Short task:
Print the material below exactly as it stands, please, from its first line to the line holding "16, 18, 20];", with no pictures.

Collected material:
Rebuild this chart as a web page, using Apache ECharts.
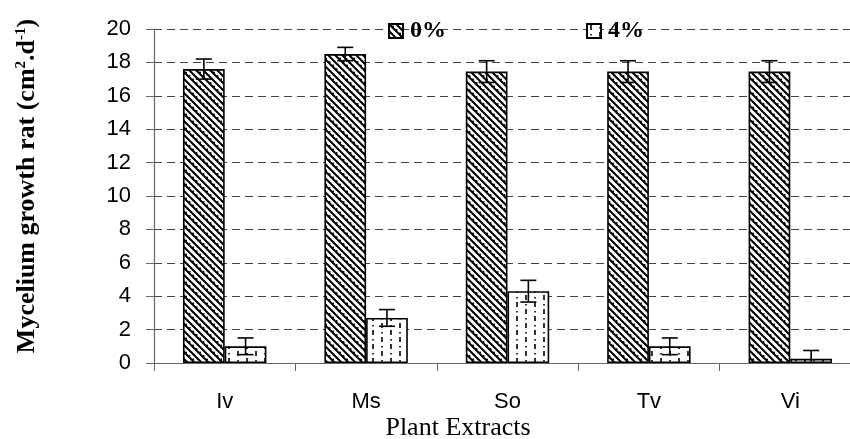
<!DOCTYPE html>
<html><head><meta charset="utf-8">
<script src="https://cdn.jsdelivr.net/npm/echarts@6/dist/echarts.min.js"></script>
<style>html,body{margin:0;padding:0;background:#fff}#c{width:850px;height:439px}</style>
</head><body><div id="c"></div>
<script>
var categories = ['Iv', 'Ms', 'So', 'Tv', 'Vi'];
var seriesNames = ['0%', '4%'];
var values0 = [17.6, 18.5, 17.45, 17.45, 17.45];
var errors0 = [0.6, 0.4, 0.65, 0.65, 0.65];
var values4 = [1.0, 2.7, 4.3, 1.0, 0.25];
var errors4 = [0.5, 0.5, 0.65, 0.5, 0.5];
var yTicks = [0, 2, 4, 6, 8, 10, 12, 14, 16, 18, 20];

function makeHatch() {
  var s = 14, c = document.createElement('canvas');
  c.width = s; c.height = s;
  var g = c.getContext('2d');
  g.fillStyle = '#fff'; g.fillRect(0, 0, s, s);
  g.strokeStyle = '#000'; g.lineWidth = 2;
  for (var k = -2; k <= 2; k++) {
    var off = k * 7;
    g.beginPath(); g.moveTo(off - 2, -2); g.lineTo(off + s + 2, s + 2); g.stroke();
  }
  g.fillStyle = '#000';
  for (var i = 0; i < 4; i++) {
    var x = (3.5 + i * 3.5) % s, y = (i * 3.5) % s;
    g.beginPath(); g.arc(x + 0.5, y + 2.5, 1.1, 0, Math.PI * 2); g.fill();
  }
  return c;
}
function makeDash() {
  var w = 18, h = 14, c = document.createElement('canvas');
  c.width = w; c.height = h;
  var g = c.getContext('2d');
  g.fillStyle = '#fff'; g.fillRect(0, 0, w, h);
  g.fillStyle = '#333';
  g.fillRect(3, 1, 2, 5); g.fillRect(3, 10, 2, 1.5);
  g.fillRect(12, 8, 2, 5); g.fillRect(12, 3, 2, 1.5);
  return c;
}
var hatch = { image: makeHatch(), repeat: 'repeat' };
var dash = { image: makeDash(), repeat: 'repeat' };

var BAR_FRAC = 0.295;
function errRender(side) {
  return function (params, api) {
    var idx = api.value(0), v = api.value(1), e = api.value(2);
    var band = api.size([1, 0])[0];
    var center = api.coord([idx, v]);
    var x = center[0] + side * band * BAR_FRAC / 2;
    var top = api.coord([idx, v + e])[1];
    var lowV = v - e;
    var bot = api.coord([idx, Math.max(0, lowV)])[1];
    var hw = 8;
    var st = { stroke: '#000', lineWidth: 1.6 };
    var ch = [
      { type: 'line', shape: { x1: x, y1: top, x2: x, y2: bot }, style: st },
      { type: 'line', shape: { x1: x - hw, y1: top, x2: x + hw, y2: top }, style: st }
    ];
    if (lowV > 0) ch.push({ type: 'line', shape: { x1: x - hw, y1: bot, x2: x + hw, y2: bot }, style: st });
    return { type: 'group', children: ch };
  };
}

var chart = echarts.init(document.getElementById('c'), null, { renderer: 'canvas' });
chart.setOption({
  animation: false,
  backgroundColor: '#fff',
  legend: {
    data: seriesNames,
    left: 383, top: 14,
    itemWidth: 14, itemHeight: 14, itemGap: 140,
    icon: 'rect',
    textStyle: { fontFamily: 'Liberation Serif', fontWeight: 'bold', fontSize: 24, color: '#000', padding: [0, 0, 0, 2] }
  },
  graphic: [{
    type: 'text', x: 27, y: 186, rotation: Math.PI / 2,
    style: {
      text: '{a|Mycelium growth rat (cm}{s|2}{a|.d}{s|-1}{a|)}',
      align: 'center', verticalAlign: 'middle',
      rich: {
        a: { fontFamily: 'Liberation Serif', fontWeight: 'bold', fontSize: 26, fill: '#000' },
        s: { fontFamily: 'Liberation Serif', fontWeight: 'bold', fontSize: 15, fill: '#000', verticalAlign: 'top', padding: [0, 0, 12, 0] }
      }
    }
  }, {
    type: 'text', x: 458, y: 428,
    style: {
      text: 'Plant Extracts', align: 'center', verticalAlign: 'middle',
      fontFamily: 'Liberation Serif', fontSize: 26, fill: '#000'
    }
  }],
  grid: { left: 154, top: 29, bottom: 76, right: -11, containLabel: false, outerBoundsMode: 'none' },
  xAxis: {
    type: 'category', data: categories,
    axisLine: { lineStyle: { color: '#666', width: 1.2 } },
    axisTick: { show: true, length: 8, lineStyle: { color: '#666' } },
    axisLabel: { fontFamily: 'Liberation Sans', fontSize: 22, color: '#000', margin: 28 }
  },
  yAxis: {
    type: 'value', min: 0, max: 20, interval: 2,
    axisLine: { show: true, lineStyle: { color: '#666', width: 1.2 } },
    axisTick: { show: true, length: 8, lineStyle: { color: '#666' } },
    axisLabel: { fontFamily: 'Liberation Sans', fontSize: 22, color: '#000', margin: 23,
      formatter: function (v) { return yTicks.indexOf(v) >= 0 ? String(v) : ''; } },
    splitLine: { show: true, lineStyle: { color: '#444', type: [8, 5], width: 1 } }
  },
  series: [
    { name: '0%', type: 'bar', data: values0, barWidth: (BAR_FRAC * 100) + '%', barGap: '0%',
      itemStyle: { color: hatch, borderColor: '#000', borderWidth: 1.6 } },
    { name: '4%', type: 'bar', data: values4, barWidth: (BAR_FRAC * 100) + '%', barGap: '0%',
      itemStyle: { color: dash, borderColor: '#000', borderWidth: 1.6 } },
    { type: 'custom', renderItem: errRender(-1), z: 5,
      data: values0.map(function (v, i) { return [i, v, errors0[i]]; }), encode: { x: 0, y: 1 } },
    { type: 'custom', renderItem: errRender(1), z: 5,
      data: values4.map(function (v, i) { return [i, v, errors4[i]]; }), encode: { x: 0, y: 1 } }
  ]
});
</script></body></html>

Complete response:
Rebuild this chart as a web page, using Apache ECharts.
<!DOCTYPE html>
<html><head><meta charset="utf-8">
<script src="https://cdn.jsdelivr.net/npm/echarts@6/dist/echarts.min.js"></script>
<style>html,body{margin:0;padding:0;background:#fff}#c{width:850px;height:439px}</style>
</head><body><div id="c"></div>
<script>
var categories = ['Iv', 'Ms', 'So', 'Tv', 'Vi'];
var seriesNames = ['0%', '4%'];
var values0 = [17.6, 18.5, 17.45, 17.45, 17.45];
var errors0 = [0.6, 0.4, 0.65, 0.65, 0.65];
var values4 = [1.0, 2.7, 4.3, 1.0, 0.25];
var errors4 = [0.5, 0.5, 0.65, 0.5, 0.5];
var yTicks = [0, 2, 4, 6, 8, 10, 12, 14, 16, 18, 20];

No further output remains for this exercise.